De notre correspondante
à New York
« Cette technique d'imagerie nous permet de distinguer clairement les ganglions bénins des ganglions malins et de construire des cartes tridimensionnelles afin de guider le protocole chirurgical », précise dans un communiqué le Dr Mukesh Harisinghani (Massachusetts General Hospital, Boston), premier signataire de l'étude publiée dans le « New England Journal of medicine ».
« L'approche repose sur une IRM avancée de haute résolution, une analyse détaillée assistée par ordinateur et un nouvel agent de contraste - une nanoparticule magnétique recherchant les ganglions lymphatiques », explique le Pr Ralph Weissleder, directeur du Centre de recherche d'imagerie moléculaire du Massachusetts General Hospital (MGH), qui a supervisé cette recherche. « Les aspects expérimentaux de cette technique ont été testés et validés au MGH au cours des dix dernières années et nous croyons qu'elle est tout à fait capable de changer la façon d'établir le bilan d'extension du cancer ».
Un facteur clé dans la décision
L'évolution des cancers de la prostate est très variable (longtemps asymptomatiques ou particulièrement agressifs). Il importe donc de pouvoir identifier le mieux possible les patients à risque nécessitant un traitement agressif. La présence de métastases ganglionnaires représente un facteur clé dans cette décision.
La méthode classique pour rechercher l'envahissement ganglionnaire local est la dissection des ganglions pelviens (par laparotomie ou laparoscopie). Toutefois, l'exploration est limitée aux ganglions adjacents à la prostate et les métastases peuvent apparaître dans des ganglions plus éloignés. De plus, cette approche chirurgicale est invasive et coûteuse.
Les techniques d'imagerie standard, comme l'IRM et le scanner, ne peuvent localiser que les gros ganglions, dont certains peuvent être bénins.
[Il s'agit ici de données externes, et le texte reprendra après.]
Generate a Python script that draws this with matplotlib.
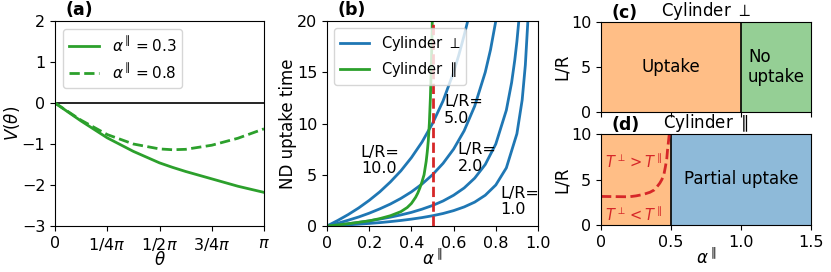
import numpy as np
import matplotlib
matplotlib.use('Agg')
import matplotlib.pyplot as plt

plt.rcParams['font.size'] = 11.5
plt.rcParams['axes.labelsize'] = 12
plt.rcParams['axes.titlesize'] = 12

# (a) potential V(theta), theta in units of pi
theta = [0, 0.125, 0.25, 0.375, 0.5, 0.5625, 0.625, 0.75, 0.875, 1.0]
v_03 = [0, -0.44, -0.85, -1.18, -1.46, -1.57, -1.67, -1.85, -2.03, -2.18]
v_08 = [0, -0.42, -0.77, -1.0, -1.12, -1.14, -1.13, -1.03, -0.86, -0.63]

# (b) uptake time vs alpha
alpha_perp = {
    10.0: [0, 0.05, 0.1, 0.15, 0.2, 0.25, 0.3, 0.35, 0.4, 0.45, 0.5, 0.55,
           0.6, 0.625, 0.65, 0.667],
    5.0: [0, 0.05, 0.1, 0.15, 0.2, 0.25, 0.3, 0.35, 0.4, 0.45, 0.5, 0.55,
          0.6, 0.65, 0.7, 0.75, 0.775, 0.8],
    2.0: [0, 0.05, 0.1, 0.15, 0.2, 0.25, 0.3, 0.35, 0.4, 0.45, 0.5, 0.55,
          0.6, 0.65, 0.7, 0.75, 0.8, 0.85, 0.875, 0.89, 0.9, 0.909],
    1.0: [0, 0.05, 0.1, 0.15, 0.2, 0.25, 0.3, 0.35, 0.4, 0.45, 0.5, 0.55,
          0.6, 0.65, 0.7, 0.75, 0.8, 0.85, 0.9, 0.925, 0.94, 0.952],
}
t_perp = {
    10.0: [0, 0.53, 1.11, 1.76, 2.5, 3.33, 4.29, 5.38, 6.67, 8.18, 10.0, 12.2,
           15.0, 16.7, 18.6, 20.0],
    5.0: [0, 0.26, 0.56, 0.88, 1.25, 1.67, 2.14, 2.69, 3.33, 4.09, 5.0, 6.11,
          7.5, 9.29, 11.7, 15.0, 17.2, 20.0],
    2.0: [0, 0.105, 0.22, 0.35, 0.5, 0.67, 0.86, 1.08, 1.33, 1.64, 2.0, 2.44,
          3.0, 3.71, 4.67, 6.0, 8.0, 11.3, 14.0, 16.2, 18.0, 20.0],
    1.0: [0, 0.053, 0.11, 0.18, 0.25, 0.33, 0.43, 0.54, 0.67, 0.82, 1.0, 1.22,
          1.5, 1.86, 2.33, 3.0, 4.0, 5.67, 9.0, 12.3, 15.7, 20.0],
}
alpha_par = [0, 0.05, 0.1, 0.15, 0.2, 0.25, 0.3, 0.35, 0.38, 0.4, 0.42, 0.43,
             0.44, 0.45, 0.46, 0.47, 0.475, 0.48, 0.485, 0.49, 0.495, 0.499]
t_par = [0, 0.1, 0.22, 0.36, 0.5, 0.72, 1.0, 1.4, 1.8, 2.2, 2.8, 3.2,
         3.7, 4.3, 5.0, 6.3, 7.2, 8.3, 10.0, 12.5, 16.0, 20.0]
lr_labels = [(10.0, 0.16, 6.4), (5.0, 0.555, 11.3), (2.0, 0.62, 6.6), (1.0, 0.82, 2.4)]

# (d) boundary T_perp = T_par
alpha_bd = [0.0, 0.1, 0.2, 0.25, 0.3, 0.35, 0.38, 0.4, 0.42, 0.435, 0.45,
            0.46, 0.47, 0.475, 0.48, 0.487, 0.49]
lr_bd = [3.14, 3.12, 3.1, 3.2, 3.35, 3.6, 3.85, 4.2, 4.6, 5.0, 5.6,
         6.4, 7.3, 8.2, 8.9, 9.9, 10.0]

green = 'tab:green'
blue = 'tab:blue'

fig = plt.figure(figsize=(8.31, 2.72), dpi=100)
W, H = 831, 272


def add_ax(l, t, r, b):
    return fig.add_axes([l / W, 1 - b / H, (r - l) / W, (b - t) / H])


ax_a = add_ax(55, 21, 264, 226)
ax_b = add_ax(327, 21, 538, 226)
ax_c = add_ax(601, 22, 811, 112)
ax_d = add_ax(601, 134, 811, 225)

# ---- (a)
ax_a.axhline(0, color='k', lw=1.2)
ax_a.plot(theta, v_03, color=green, lw=2, label=r'$\alpha^\parallel=0.3$')
ax_a.plot(theta, v_08, color=green, lw=2, ls='--', label=r'$\alpha^\parallel=0.8$')
ax_a.set_xlim(0, 1)
ax_a.set_ylim(-3, 2)
ax_a.set_xticks([0, 0.25, 0.5, 0.75, 1.0])
ax_a.set_xticklabels(['0', r'1/4$\pi$', r'1/2$\pi$', r'3/4$\pi$', r'$\pi$'])
ax_a.set_yticks([-3, -2, -1, 0, 1, 2])
ax_a.set_xlabel(r'$\theta$', labelpad=-1)
ax_a.set_ylabel(r'$V(\theta)$', labelpad=0)
ax_a.legend(loc='upper left', fontsize=11)
ax_a.text(0.05, 1.03, '(a)', transform=ax_a.transAxes, fontweight='bold',
          fontsize=12.5)

# ---- (b)
for lr in [10.0, 5.0, 2.0, 1.0]:
    ax_b.plot(alpha_perp[lr], t_perp[lr], color=blue, lw=2)
ax_b.plot([], [], color=blue, lw=2, label=r'Cylinder $\perp$')
ax_b.plot(alpha_par, t_par, color=green, lw=2, label=r'Cylinder $\parallel$')
ax_b.plot([0.5, 0.5], [0, 20], color='tab:red', lw=2, ls='--')
for lr, x, y in lr_labels:
    ax_b.text(x, y, 'L/R=\n%.1f' % lr, fontsize=11.5, va='center', ha='left',
              linespacing=1.15)
ax_b.set_xlim(0, 1)
ax_b.set_ylim(0, 20)
ax_b.set_xticks([0, 0.2, 0.4, 0.6, 0.8, 1.0])
ax_b.set_xticklabels(['0', '0.2', '0.4', '0.6', '0.8', '1.0'])
ax_b.set_xlabel(r'$\alpha^\parallel$', labelpad=-1)
ax_b.set_ylabel('ND uptake time', labelpad=0)
ax_b.legend(loc='upper left', fontsize=10.5)
ax_b.text(0.05, 1.03, '(b)', transform=ax_b.transAxes, fontweight='bold',
          fontsize=12.5)

# ---- (c)
ax_c.axvspan(0, 1.0, color='tab:orange', alpha=0.5, lw=0)
ax_c.axvspan(1.0, 1.5, color='tab:green', alpha=0.5, lw=0)
ax_c.axvline(1.0, color='k', lw=1.2)
ax_c.text(0.5, 5, 'Uptake', ha='center', va='center', fontsize=12)
ax_c.text(1.05, 5, 'No\nuptake', ha='left', va='center', fontsize=12,
          linespacing=1.1)
ax_c.set_xlim(0, 1.5)
ax_c.set_ylim(0, 10)
ax_c.set_xticks([0, 0.5, 1.0, 1.5])
ax_c.set_xticklabels([])
ax_c.set_yticks([0, 5, 10])
ax_c.set_ylabel('L/R', labelpad=0)
ax_c.set_title(r'Cylinder $\perp$', pad=3)
ax_c.text(0.05, 1.04, '(c)', transform=ax_c.transAxes, fontweight='bold',
          fontsize=12.5)

# ---- (d)
ax_d.axvspan(0, 0.5, color='tab:orange', alpha=0.5, lw=0)
ax_d.axvspan(0.5, 1.5, color='tab:blue', alpha=0.5, lw=0)
ax_d.axvline(0.5, color='k', lw=1.2)
ax_d.plot(alpha_bd, lr_bd, color='tab:red', lw=2, ls='--')
ax_d.text(0.03, 7.0, r'$T^\perp>T^\parallel$', color='tab:red', va='center',
          fontsize=10.5)
ax_d.text(0.03, 1.1, r'$T^\perp<T^\parallel$', color='tab:red', va='center',
          fontsize=10.5)
ax_d.text(1.0, 5, 'Partial uptake', ha='center', va='center', fontsize=12)
ax_d.set_xlim(0, 1.5)
ax_d.set_ylim(0, 10)
ax_d.set_xticks([0, 0.5, 1.0, 1.5])
ax_d.set_xticklabels(['0', '0.5', '1.0', '1.5'])
ax_d.set_yticks([0, 5, 10])
ax_d.set_xlabel(r'$\alpha^\parallel$', labelpad=-1)
ax_d.set_ylabel('L/R', labelpad=0)
ax_d.set_title(r'Cylinder $\parallel$', pad=3)
ax_d.text(0.05, 1.04, '(d)', transform=ax_d.transAxes, fontweight='bold',
          fontsize=12.5)

fig.savefig('out.png', dpi=100)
Elles ne détectent pas les petits ganglions malins.
Harisinghani et coll. ont évalué l'IRM combinée à un nouvel agent de contraste, les nanoparticules superparamagnétiques lymphotropiques.
Une accumulation anormale des nanoparticules
Ces nanoparticules, formées d'un cœur d'oxyde de fer magnétique, sont avidement captées par les ganglions lymphatiques, où elles sont internalisées par les macrophages. Toute anomalie du flux lymphatique ou de l'architecture ganglionnaire causée par une métastase se traduit par une accumulation anormale des nanoparticules, détectée par IRM.
L'étude porte sur 80 patients avec un cancer au stade T1, T2, ou T3 (avant intervention chirurgicale), enrôlés soit au MGH de Boston, soit à l'hôpital universitaire de Nijmegen aux Pays-Bas.
Les patients ont eu une IRM abdominale, juste avant de recevoir l'injection I.V. des nanoparticules (2,6 mg de fer/kg de poids corporel), puis une seconde fois 24 heures après l'injection. Ils ont ensuite reçu le traitement standard, à savoir une résection de la prostate, pour beaucoup, et une lymphadénectomie ou une biopsie ganglionnaire.
Les résultats d'imagerie ont été corrélés aux observations histopathologiques. Sur 334 ganglions étudiés chez les 80 patients, 271 étaient bénins et 63 (19 %), chez 33 patients (41 %), contenaient des métastases à l'examen histopathologique.
Sur ces 63 ganglions malins, 72 % étaient trop petits pour être identifiés par les techniques d'imagerie standard.
Spécificité de 96 %
En revanche, l'IRM associée aux nanoparticules magnétiques a identifié tous les patients porteurs de métastases ganglionnaires (sensibilité de 100 % comparée à 45 % pour l'IRM standard) et produit des faux positifs chez seulement 4 % des patients (spécificité de 96 %).
« La haute précision et la nature moins invasive de cette méthode nous permettront de mieux établir le stade du cancer de la prostate chez nos patients », observe le Dr Tabatabaei, membre de l'équipe. « Cette technique pourrait bouleverser le diagnostic et le traitement du cancer de la prostate et probablement d'autres cancers génito-urinaires ».
Une vaste étude contrôlée est nécessaire pour comparer l'impact sur les patients et le coût de cette technique par rapport à l'exploration chirurgicale. Le coût devrait être réduit.
L'approche pourrait être appliquée à divers cancers comme le notent dans un article Koh et coll. (Royal Marsden Hospital, Sutton, Royaume-Uni) qui évaluent la technique dans le cancer rectal. Ils soulignent toutefois que sa sensibilité baisse pour des ganglions de moins de 5 mm.
Les nanoparticules sont actuellement en évaluation afin de recevoir l'autorisation de la FDA. A terme, elles pourraient même être exploitées pour délivrer le traitement anticancéreux directement dans les métastases.
« New England Journal of Medicine », 19 juin 2003, pp. 2491, 2487.